Not long ago I thought I’d be shutting this site down, as I wasn’t sure if I was going to be a chaplain anymore. I wasn’t sure I wanted to be one on one hand: I’d had about enough of the stress, the politics, and the poor time off. Hospice seems to breed burnout for precisely those reasons. However I was recently offered a full time job at a hospice that seems good.
Trouble is I have two other jobs waiting in the wings. The key word there is “waiting” however, as neither one has made an offer and have been slow – in one case extremely slow – in interviewing. Both of these jobs have their pluses and minuses as well. While it seems clear that I should go with the “sure thing” I’m hesitant.
As usual I’m overthinking things, I think. Commitment to a job does not slam the door on everything else forever, obviously. However I tend to think of these things as permanent. As my wife said, I can give this a trial period in the same way that they’re giving me one. Plus I have to recognize my hesitation is due to a fear of the unexpected, and also a fear of the expected.

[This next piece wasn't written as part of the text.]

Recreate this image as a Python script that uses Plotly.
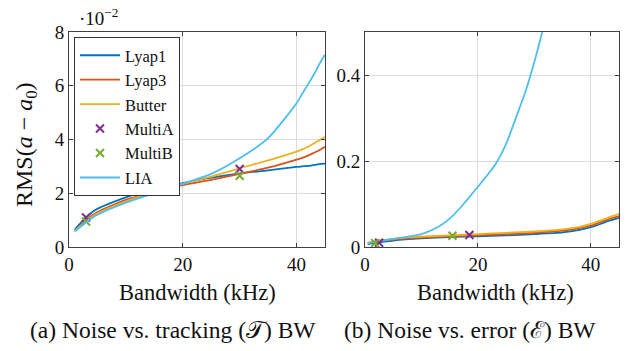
import plotly.graph_objects as go

# ---- Panel (a): noise vs tracking BW (values x 1e-2) ----
bw_a = [1, 3, 5, 10, 15, 20, 25, 30, 35, 40, 41, 42, 43, 44, 45]
lyap1_a = [0.65, 1.1, 1.42, 1.85, 2.15, 2.38, 2.58, 2.74, 2.85, 2.98, 3.0, 3.02, 3.05, 3.08, 3.1]
lyap3_a = [0.6, 1.0, 1.3, 1.75, 2.05, 2.3, 2.5, 2.72, 2.95, 3.25, 3.32, 3.4, 3.5, 3.6, 3.73]
butter_a = [0.6, 0.95, 1.25, 1.7, 2.05, 2.35, 2.62, 2.93, 3.22, 3.55, 3.63, 3.73, 3.85, 3.97, 4.1]
lia_a = [0.57, 0.92, 1.2, 1.65, 2.0, 2.35, 2.72, 3.3, 4.05, 5.35, 5.7, 6.05, 6.4, 6.8, 7.15]
multiA_x_a = [3, 30]
multiA_y_a = [1.1, 2.9]
multiB_x_a = [3, 30]
multiB_y_a = [0.95, 2.65]

# ---- Panel (b): noise vs error BW ----
bw_b = [0.5, 1, 5, 10, 15, 20, 25, 30, 35, 38, 40, 41, 43, 45]
lyap1_b = [0.007, 0.008, 0.015, 0.02, 0.023, 0.025, 0.027, 0.03, 0.034, 0.04, 0.046, 0.05, 0.06, 0.068]
lyap3_b = [0.008, 0.01, 0.017, 0.022, 0.025, 0.027, 0.03, 0.033, 0.038, 0.044, 0.05, 0.054, 0.064, 0.072]
butter_b = [0.009, 0.012, 0.019, 0.024, 0.027, 0.03, 0.033, 0.036, 0.041, 0.047, 0.054, 0.058, 0.068, 0.077]
lia_bx = [0.5, 1, 5, 10, 13, 15, 17, 20, 23, 25, 27, 28.5, 30, 31.5]
lia_by = [0.008, 0.01, 0.019, 0.03, 0.047, 0.066, 0.093, 0.14, 0.19, 0.24, 0.31, 0.364, 0.43, 0.505]
multiA_x_b = [2.5, 18.5]
multiA_y_b = [0.01, 0.028]
multiB_x_b = [1.8, 15.5]
multiB_y_b = [0.009, 0.026]

colors = {"Lyap1": "#0072BD", "Lyap3": "#D95319", "Butter": "#EDB120",
          "MultiA": "#7E2F8E", "MultiB": "#77AC30", "LIA": "#4DBEEE"}

FONT = "Liberation Serif, Times New Roman, serif"
fig = go.Figure()

def line(x, y, name, ax, show):
    fig.add_trace(go.Scatter(x=x, y=y, mode="lines", name=name, showlegend=show,
                             line=dict(color=colors[name], width=1.8, shape="spline", smoothing=0.6),
                             xaxis=ax[0], yaxis=ax[1]))

def marks(x, y, name, ax, show):
    fig.add_trace(go.Scatter(x=x, y=y, mode="markers", name=name, showlegend=show,
                             marker=dict(symbol="x-thin", size=8, color=colors[name],
                                         line=dict(color=colors[name], width=2)),
                             xaxis=ax[0], yaxis=ax[1]))

A = ("x", "y")
B = ("x2", "y2")
line(bw_a, lyap1_a, "Lyap1", A, True)
line(bw_a, lyap3_a, "Lyap3", A, True)
line(bw_a, butter_a, "Butter", A, True)
marks(multiA_x_a, multiA_y_a, "MultiA", A, True)
marks(multiB_x_a, multiB_y_a, "MultiB", A, True)
line(bw_a, lia_a, "LIA", A, True)

line(bw_b, lyap1_b, "Lyap1", B, False)
line(bw_b, lyap3_b, "Lyap3", B, False)
line(bw_b, butter_b, "Butter", B, False)
line(lia_bx, lia_by, "LIA", B, False)
marks(multiA_x_b, multiA_y_b, "MultiA", B, False)
marks(multiB_x_b, multiB_y_b, "MultiB", B, False)

W, H = 629, 351
def px(x): return x / W
def py(y): return (H - y) / H

axis_common = dict(showline=True, linecolor="#404040", linewidth=1, mirror="allticks",
                   ticks="inside", ticklen=4, tickcolor="#404040",
                   showgrid=True, gridcolor="#dcdcdc", gridwidth=1, zeroline=False,
                   tickfont=dict(family=FONT, size=19, color="#111"))

fig.update_layout(
    width=W, height=H, margin=dict(l=0, r=0, t=0, b=0, autoexpand=False),
    paper_bgcolor="white", plot_bgcolor="white",
    font=dict(family=FONT, color="#111"),
    xaxis=dict(domain=[px(69), px(325)], range=[0, 45], dtick=20, anchor="y", **axis_common),
    yaxis=dict(domain=[py(247), py(32)], range=[0, 8], dtick=2, anchor="x", **axis_common),
    xaxis2=dict(domain=[px(365), px(619)], range=[0, 45], dtick=20, anchor="y2", **axis_common),
    yaxis2=dict(domain=[py(247), py(32)], range=[0, 0.5], dtick=0.2, anchor="x2", **axis_common),
    legend=dict(x=px(74), y=py(37), xanchor="left", yanchor="top",
                bgcolor="white", bordercolor="#333", borderwidth=1,
                font=dict(family=FONT, size=16.5, color="#111"),
                tracegroupgap=0, itemwidth=40),
    showlegend=True,
)

ann = [
    dict(text="·10<sup>−2</sup>", x=px(77), y=py(17), xanchor="left", yanchor="middle",
         font=dict(size=19)),
    dict(text="RMS(<i>a</i> − <i>a</i><sub>0</sub>)", x=px(26), y=py(145), textangle=-90,
         xanchor="center", yanchor="middle", font=dict(size=24)),
    dict(text="Bandwidth (kHz)", x=px(197), y=py(292), xanchor="center", yanchor="middle",
         font=dict(size=22.5)),
    dict(text="Bandwidth (kHz)", x=px(495), y=py(292), xanchor="center", yanchor="middle",
         font=dict(size=22.5)),
    dict(text="(a) Noise vs. tracking (𝒯) BW", x=px(173), y=py(330), xanchor="center",
         yanchor="middle", font=dict(size=23.5)),
    dict(text="(b) Noise vs. error (ℰ) BW", x=px(470), y=py(330), xanchor="center",
         yanchor="middle", font=dict(size=23.5)),
]
for a in ann:
    a.update(xref="paper", yref="paper", showarrow=False)
    a["font"] = dict(family=FONT, color="#111", **a["font"])
fig.update_layout(annotations=ann)

fig.write_html("out.html", config={"displayModeBar": False},
               post_script="document.body.style.margin='0';document.body.style.overflow='hidden';")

One of the things you hear a lot in CPE is to “trust the process”, meaning that the CPE group is designed to raise problems and growing edges, and any quick solution to those issues is not going to help. They in fact hinder the process of growth, change, and self discovery. Here too I see that I need to trust the process, trust that God is in it, and care less about being sure about my decision.
I get too concerned sometimes about making the wrong decision, often where there is no wrong decision. Mistakes are survivable, and I have no idea what lies around the next bend in the road.